From Problem Set 3
For the mode, one sets the derivative to 0 andwe get that the extreme point is at \(\theta=(\alpha-1)/(\alpha+\beta-2)\) (if \(\alpha+\beta\neq 2\)). If \(\alpha\) or \(\beta\) ie less than 1, than this distribution has no maximum on \((0,1)\) because it is unbounded. Otherwise, this is indeed the maximum, by a tedious second derivative calculation.
Let’s load our datasets:
library(tidyverse)
tr_tbl = read_csv("train.csv")
test_tbl = read_csv("test.csv")
all_text = c(tr_tbl$text, test_tbl$text)
Let’s make a dfm:
library(quanteda)
corp = corpus(all_text)
all_dfm = dfm(corp, remove = stopwords("english"), stem = T, remove_punct = T, remove_numbers = T)
all_dfm_trm = dfm_trim(all_dfm, min_count = 5, max_count = 1000, verbose = T)
Transform the counts into binary counts.
all_dfm_trm_b = tf(all_dfm_trm, scheme="boolean")
Build our train and validation data frames.
train_df = as.tibble(as.data.frame(all_dfm_trm_b[1:length(tr_tbl$author)]))
train_df$author = tr_tbl$author
library(caret)
train_ix = createDataPartition(train_df$author, p = 0.8, list = F, times = 1)
train = slice(train_df,train_ix)
valid = slice(train_df, -train_ix)
Construct our model. For numerical stability reasons I will use the logarithm of the smoothed possibilities for the weights.

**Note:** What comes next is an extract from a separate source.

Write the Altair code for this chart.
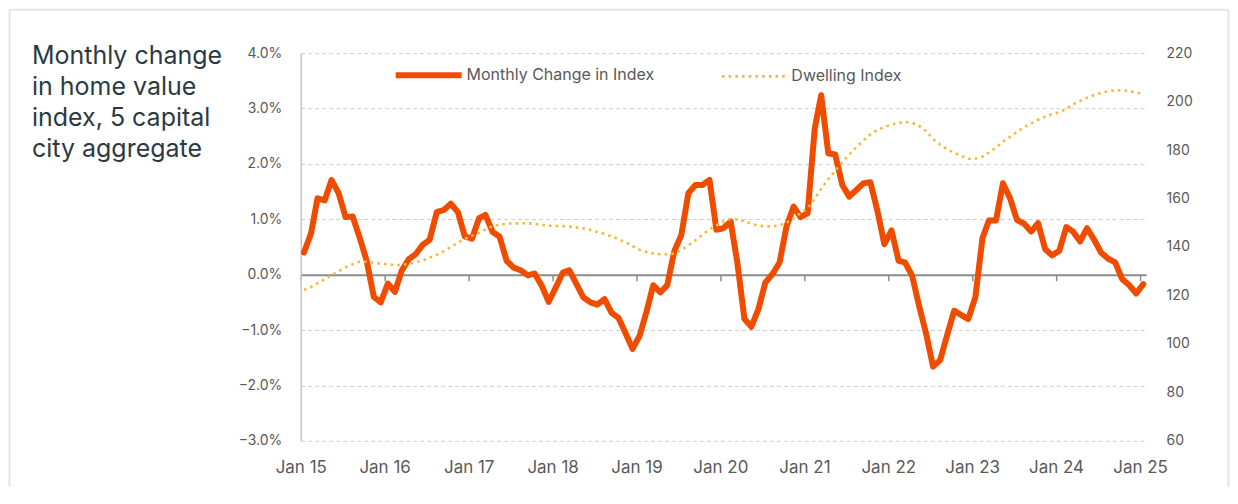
import altair as alt
import pandas as pd

# ---------------- data ----------------
months = [f"{2015 + k // 12}-{k % 12 + 1:02d}-15" for k in range(121)]

monthly_change = [
    0.40, 0.75, 1.38, 1.34, 1.71, 1.47, 1.04, 1.05, 0.66, 0.25, -0.40, -0.50,
    -0.16, -0.31, 0.07, 0.28, 0.37, 0.54, 0.63, 1.13, 1.17, 1.28, 1.13, 0.69,
    0.65, 1.02, 1.08, 0.77, 0.69, 0.25, 0.13, 0.08, -0.01, 0.02, -0.20, -0.49,
    -0.23, 0.04, 0.08, -0.17, -0.41, -0.50, -0.54, -0.44, -0.69, -0.78, -1.06, -1.34,
    -1.10, -0.65, -0.19, -0.32, -0.19, 0.43, 0.71, 1.47, 1.62, 1.62, 1.71, 0.81,
    0.84, 0.96, 0.22, -0.80, -0.94, -0.62, -0.14, 0.01, 0.22, 0.87, 1.23, 1.04,
    1.11, 2.64, 3.24, 2.19, 2.17, 1.62, 1.41, 1.53, 1.65, 1.67, 1.15, 0.55,
    0.80, 0.25, 0.22, -0.02, -0.56, -1.07, -1.66, -1.54, -1.08, -0.65, -0.73, -0.80,
    -0.41, 0.66, 0.98, 0.98, 1.65, 1.38, 0.99, 0.92, 0.78, 0.93, 0.46, 0.35,
    0.43, 0.86, 0.78, 0.60, 0.84, 0.63, 0.40, 0.29, 0.22, -0.08, -0.19, -0.34,
    -0.17,
]

dwelling_index = [
    122.3, 123.5, 125.0, 126.7, 128.4, 130.0, 131.6, 132.9, 134.0, 133.9, 133.5, 133.1,
    132.8, 132.6, 132.6, 133.0, 133.7, 134.5, 135.6, 136.8, 138.3, 140.0, 141.8, 143.3,
    144.6, 145.8, 147.3, 148.6, 149.3, 149.6, 149.7, 149.8, 149.8, 149.5, 149.1, 148.8,
    148.7, 148.6, 148.4, 148.1, 147.7, 147.0, 146.2, 145.4, 144.4, 143.2, 141.9, 140.4,
    138.8, 137.9, 137.3, 137.0, 137.0, 137.3, 138.8, 140.6, 142.8, 145.0, 147.3, 148.9,
    150.4, 151.6, 151.4, 150.5, 149.6, 148.9, 148.5, 148.5, 149.0, 150.0, 151.8, 154.0,
    156.0, 160.0, 164.0, 168.0, 171.5, 175.0, 178.2, 181.2, 184.0, 186.5, 188.3, 189.5,
    190.5, 191.2, 191.6, 191.3, 190.0, 187.8, 184.5, 182.2, 180.3, 178.9, 177.6, 176.4,
    176.4, 177.3, 179.0, 181.0, 183.5, 185.5, 187.5, 189.5, 191.0, 192.5, 193.8, 194.8,
    195.6, 197.0, 198.9, 200.3, 201.6, 202.7, 203.6, 204.3, 204.6, 204.7, 204.4, 203.7,
    203.2,
]

series_names = ["Monthly Change in Index", "Dwelling Index"]
title_lines = ["Monthly change", "in home value", "index, 5 capital", "city aggregate"]
left_ticks = [-3, -2, -1, 0, 1, 2, 3, 4]
right_ticks = [60, 80, 100, 120, 140, 160, 180, 200, 220]
year_ticks = list(range(2015, 2026))

df = pd.DataFrame({"date": months, "change": monthly_change, "index": dwelling_index})

# ---------------- style ----------------
FONT = "Inter"
ORANGE = "#F04C00"
GOLD = "#F5B937"
GREY_TXT = "#595959"
TITLE_CLR = "#2B3A42"
FRAME = "#E4E4E4"

x_enc = alt.X(
    "date:T",
    scale=alt.Scale(
        type="utc",
        domain=[
            alt.DateTime(year=2015, month=1, date=1, utc=True),
            alt.DateTime(year=2025, month=1, date=27, utc=True),
        ],
    ),
    axis=alt.Axis(
        values=[alt.DateTime(year=y, month=1, date=1, utc=True) for y in year_ticks],
        labelExpr="'Jan ' + utcFormat(datum.value, '%y')",
        offset=-166.3,
        domainColor="#8C8C8C",
        domainWidth=2,
        tickColor="#8C8C8C",
        tickWidth=1.5,
        tickSize=6,
        labelPadding=179,
        labelFlush=False,
        labelOverlap=False,
        grid=False,
        title=None,
        labelFontSize=17,
        labelColor=GREY_TXT,
        labelFont=FONT,
    ),
)

legend = alt.Legend(
    title=None,
    orient="none",
    direction="horizontal",
    legendX=92,
    legendY=-14,
    symbolType="stroke",
    symbolSize=4356,
    labelOffset=2,
    labelLimit=400,
    columnPadding=62,
    labelFontSize=16,
    labelColor=GREY_TXT,
    labelFont=FONT,
    padding=0,
)

color = alt.Color(
    "series:N",
    scale=alt.Scale(domain=series_names, range=[ORANGE, GOLD]),
    legend=legend,
)
dash = alt.StrokeDash(
    "series:N",
    scale=alt.Scale(domain=series_names, range=[[1, 0], [2.6, 4.1]]),
    legend=legend,
)
width = alt.StrokeWidth(
    "series:N",
    scale=alt.Scale(domain=series_names, range=[6, 2.6]),
    legend=legend,
)

change_line = (
    alt.Chart(df)
    .transform_calculate(series=f"'{series_names[0]}'")
    .mark_line(strokeJoin="round", strokeCap="round")
    .encode(
        x=x_enc,
        y=alt.Y(
            "change:Q",
            scale=alt.Scale(domain=[-3, 4], nice=False, zero=False),
            axis=alt.Axis(
                values=left_ticks,
                labelExpr="format(datum.value, '.1f') + '%'",
                grid=True,
                gridDash=[4, 3],
                gridColor="#CFCFCF",
                gridWidth=1,
                domainColor="#C4C4C4",
                domainWidth=1.5,
                ticks=False,
                labelPadding=19,
                labelFontSize=14,
                labelColor=GREY_TXT,
                labelFont=FONT,
                title=None,
            ),
        ),
        color=color,
        strokeDash=dash,
        strokeWidth=width,
    )
)

dwelling_line = (
    alt.Chart(df)
    .transform_calculate(series=f"'{series_names[1]}'")
    .mark_line()
    .encode(
        x=x_enc,
        y=alt.Y(
            "index:Q",
            scale=alt.Scale(domain=[60, 220], nice=False, zero=False),
            axis=alt.Axis(
                orient="right",
                values=right_ticks,
                grid=False,
                domain=False,
                ticks=False,
                labelPadding=20,
                labelFontSize=14,
                labelColor=GREY_TXT,
                labelFont=FONT,
                title=None,
            ),
        ),
        color=color,
        strokeDash=dash,
        strokeWidth=width,
    )
)

blank = alt.Data(values=[{}])

title_text = (
    alt.Chart(blank)
    .mark_text(
        align="left",
        baseline="alphabetic",
        fontSize=25,
        lineHeight=31,
        font=FONT,
        color=TITLE_CLR,
        text=title_lines,
    )
    .encode(x=alt.value(-269), y=alt.value(11))
)

frame_left = alt.Chart(blank).mark_rule(color=FRAME, strokeWidth=2).encode(
    x=alt.value(-291.5), y=alt.value(-43.5), y2=alt.value(434)
)
frame_top = alt.Chart(blank).mark_rule(color=FRAME, strokeWidth=2).encode(
    x=alt.value(-291.5), x2=alt.value(928.5), y=alt.value(-43.5)
)
frame_right = alt.Chart(blank).mark_rule(color=FRAME, strokeWidth=2).encode(
    x=alt.value(928.5), y=alt.value(-43.5), y2=alt.value(434)
)

chart = (
    alt.layer(frame_left, frame_top, frame_right, title_text, change_line, dwelling_line)
    .resolve_scale(y="independent")
    .properties(width=846, height=388, padding=0, background="white")
    .configure_view(stroke=None)
)

chart.save("out.html", embed_options={"renderer": "svg", "actions": False})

I apologize for the terrible code here. For whatever reason, using the “length” command instead of the “n” command in normalizing the data is incredibly slow once the number of features gets large (the code would not complete on my laptop. So the simple code had to be replaced with a much more convoluted block which does the same thing, but somehow is fast enough to execute.
# This more readable code runs 35 times slower than the mess that follows it.

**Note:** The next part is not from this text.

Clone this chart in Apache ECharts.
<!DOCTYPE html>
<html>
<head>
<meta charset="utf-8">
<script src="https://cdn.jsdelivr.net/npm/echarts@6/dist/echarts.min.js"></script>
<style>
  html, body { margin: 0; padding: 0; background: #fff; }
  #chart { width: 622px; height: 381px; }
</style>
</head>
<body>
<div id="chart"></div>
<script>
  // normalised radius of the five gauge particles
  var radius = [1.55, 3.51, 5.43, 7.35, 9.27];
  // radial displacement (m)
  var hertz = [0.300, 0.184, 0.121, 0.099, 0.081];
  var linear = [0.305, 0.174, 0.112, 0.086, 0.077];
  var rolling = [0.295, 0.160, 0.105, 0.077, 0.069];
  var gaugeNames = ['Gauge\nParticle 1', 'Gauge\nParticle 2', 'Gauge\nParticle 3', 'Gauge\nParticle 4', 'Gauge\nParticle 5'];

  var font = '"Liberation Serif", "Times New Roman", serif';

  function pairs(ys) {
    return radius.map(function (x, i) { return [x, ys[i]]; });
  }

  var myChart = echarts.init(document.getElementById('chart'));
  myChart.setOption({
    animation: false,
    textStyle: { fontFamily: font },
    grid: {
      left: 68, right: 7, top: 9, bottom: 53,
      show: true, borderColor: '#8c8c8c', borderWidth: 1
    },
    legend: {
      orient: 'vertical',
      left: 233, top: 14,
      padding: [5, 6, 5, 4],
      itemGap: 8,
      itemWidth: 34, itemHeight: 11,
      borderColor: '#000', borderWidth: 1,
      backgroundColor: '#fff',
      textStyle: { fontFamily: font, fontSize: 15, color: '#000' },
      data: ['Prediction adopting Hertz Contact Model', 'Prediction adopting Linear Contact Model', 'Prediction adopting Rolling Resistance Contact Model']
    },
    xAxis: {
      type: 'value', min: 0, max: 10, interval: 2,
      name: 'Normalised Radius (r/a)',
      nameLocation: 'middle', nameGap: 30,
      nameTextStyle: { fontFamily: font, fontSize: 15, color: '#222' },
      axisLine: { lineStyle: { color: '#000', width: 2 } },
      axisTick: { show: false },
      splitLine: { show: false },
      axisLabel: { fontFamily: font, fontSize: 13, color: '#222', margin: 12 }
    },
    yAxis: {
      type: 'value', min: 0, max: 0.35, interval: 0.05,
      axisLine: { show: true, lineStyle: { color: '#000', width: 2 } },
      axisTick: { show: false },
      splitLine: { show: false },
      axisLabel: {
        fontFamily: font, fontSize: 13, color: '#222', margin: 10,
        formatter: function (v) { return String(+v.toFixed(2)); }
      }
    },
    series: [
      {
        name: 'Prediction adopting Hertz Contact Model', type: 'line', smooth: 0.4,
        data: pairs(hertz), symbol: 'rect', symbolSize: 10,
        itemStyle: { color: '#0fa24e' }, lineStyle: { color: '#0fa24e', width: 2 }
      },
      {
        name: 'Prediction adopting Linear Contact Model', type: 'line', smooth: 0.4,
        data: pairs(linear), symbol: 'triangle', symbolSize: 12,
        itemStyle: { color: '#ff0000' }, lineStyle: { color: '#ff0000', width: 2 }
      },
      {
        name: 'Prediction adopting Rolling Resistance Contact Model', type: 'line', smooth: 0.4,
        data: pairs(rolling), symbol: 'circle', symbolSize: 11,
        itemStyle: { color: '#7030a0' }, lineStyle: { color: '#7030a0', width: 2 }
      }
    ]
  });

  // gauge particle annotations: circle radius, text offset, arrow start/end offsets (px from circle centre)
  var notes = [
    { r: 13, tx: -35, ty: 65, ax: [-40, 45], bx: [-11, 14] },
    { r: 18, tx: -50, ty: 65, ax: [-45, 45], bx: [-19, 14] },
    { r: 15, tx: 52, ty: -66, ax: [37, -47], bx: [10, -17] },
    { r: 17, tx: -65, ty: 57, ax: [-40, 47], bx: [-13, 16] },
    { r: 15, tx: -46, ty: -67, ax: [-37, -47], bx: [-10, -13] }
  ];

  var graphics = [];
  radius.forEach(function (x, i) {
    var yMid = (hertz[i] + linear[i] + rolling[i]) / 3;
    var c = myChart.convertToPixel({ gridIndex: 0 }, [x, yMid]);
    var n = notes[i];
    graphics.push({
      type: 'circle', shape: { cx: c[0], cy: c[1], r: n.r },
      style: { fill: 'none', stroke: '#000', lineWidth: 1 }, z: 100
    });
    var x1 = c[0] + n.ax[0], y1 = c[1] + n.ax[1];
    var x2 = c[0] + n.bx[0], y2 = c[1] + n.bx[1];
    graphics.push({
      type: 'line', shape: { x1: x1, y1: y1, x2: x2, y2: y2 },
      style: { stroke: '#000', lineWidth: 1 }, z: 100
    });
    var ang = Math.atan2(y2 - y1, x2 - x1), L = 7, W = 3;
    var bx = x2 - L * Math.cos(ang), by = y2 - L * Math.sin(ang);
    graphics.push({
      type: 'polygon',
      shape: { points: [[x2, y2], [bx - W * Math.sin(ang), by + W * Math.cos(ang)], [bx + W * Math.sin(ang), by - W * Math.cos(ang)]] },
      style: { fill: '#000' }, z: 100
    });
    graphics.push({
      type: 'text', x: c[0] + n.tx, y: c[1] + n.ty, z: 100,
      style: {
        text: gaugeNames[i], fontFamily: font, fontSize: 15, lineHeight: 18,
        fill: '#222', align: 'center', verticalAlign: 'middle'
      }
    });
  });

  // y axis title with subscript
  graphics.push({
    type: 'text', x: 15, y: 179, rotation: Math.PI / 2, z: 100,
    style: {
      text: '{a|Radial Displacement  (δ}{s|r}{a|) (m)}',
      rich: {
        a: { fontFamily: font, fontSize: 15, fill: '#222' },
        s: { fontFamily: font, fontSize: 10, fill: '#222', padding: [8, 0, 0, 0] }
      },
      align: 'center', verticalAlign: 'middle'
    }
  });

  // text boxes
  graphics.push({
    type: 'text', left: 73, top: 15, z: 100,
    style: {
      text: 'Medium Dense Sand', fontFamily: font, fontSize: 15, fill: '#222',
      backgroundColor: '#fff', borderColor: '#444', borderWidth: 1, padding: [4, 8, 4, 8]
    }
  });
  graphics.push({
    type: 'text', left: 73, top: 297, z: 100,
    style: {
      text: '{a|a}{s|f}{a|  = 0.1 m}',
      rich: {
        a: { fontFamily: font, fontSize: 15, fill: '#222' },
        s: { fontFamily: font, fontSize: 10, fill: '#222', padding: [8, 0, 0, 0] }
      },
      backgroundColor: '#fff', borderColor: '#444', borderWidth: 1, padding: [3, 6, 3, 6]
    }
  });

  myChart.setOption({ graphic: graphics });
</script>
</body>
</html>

#smoother = function(x) { return( log( (sum(x)+1)/(length(x)+2)) )}
#system.time({ber_model = train %>% group_by(author) %>% summarize_all(.funs = smoother)})
# I need to recover the size of the groups
# Turn the means into sums
# Add one to all entries for smoothing
# Divide by the size of each group + 2 (for smoothing)
system.time({ber_model <- train %>% group_by(author) %>% mutate(sz = n()) %>% summarize_all(.funs = mean)
ber_mode_mat = diag(ber_model$sz) %*% as.matrix(select(ber_model,-author,-sz))
ber_mode_mat2 = ber_mode_mat+matrix(data = rep.int(1,prod(dim(ber_mode_mat))),nrow = nrow(ber_mode_mat))
ber_mode_mat3 = diag(map(ber_model$sz, ~1/(.+2))) %*% ber_mode_mat2 })
## user system elapsed
## 9.215 0.301 9.634
Now let us run the model:
#log_probs = as.matrix(select(ber_model,-author)) %*% t(as.matrix(select(valid,-author)))
#get
log_probs = log(ber_mode_mat3) %*% t(as.matrix(select(valid,-author)))
log_probs = apply(log_probs, c(1,2), function(n) max(n,-500))
log_part = apply(log_probs,2,function(x){log(sum(exp(x)))})
log_part = matrix(rep(log_part,3),nrow = 3, byrow = TRUE)
log_probs = log_probs - log_part
preds = apply(log_probs, 2, function(x){return(ber_model$author[which.max(x)])})
Calculate the accuracy of our model:
mean(preds == valid$author)
## [1] 0.7897829
Not too bad.
Let’s calculate the average negative log loss; for this we will use the so-called one-hot encoding matrix:
val_labels = slice(train_df,-train_ix) %>%
select(author)
val_matrix = t(model.matrix(~author -1, data = val_labels))
-sum(val_matrix*log_probs)/length(val_labels$author)
## [1] 0.6016365
That is just barely good enough to hit the 68th percentile in this Kaggle competition as of the time of this writing. Not great, but still it is nice to see this all work explicitly.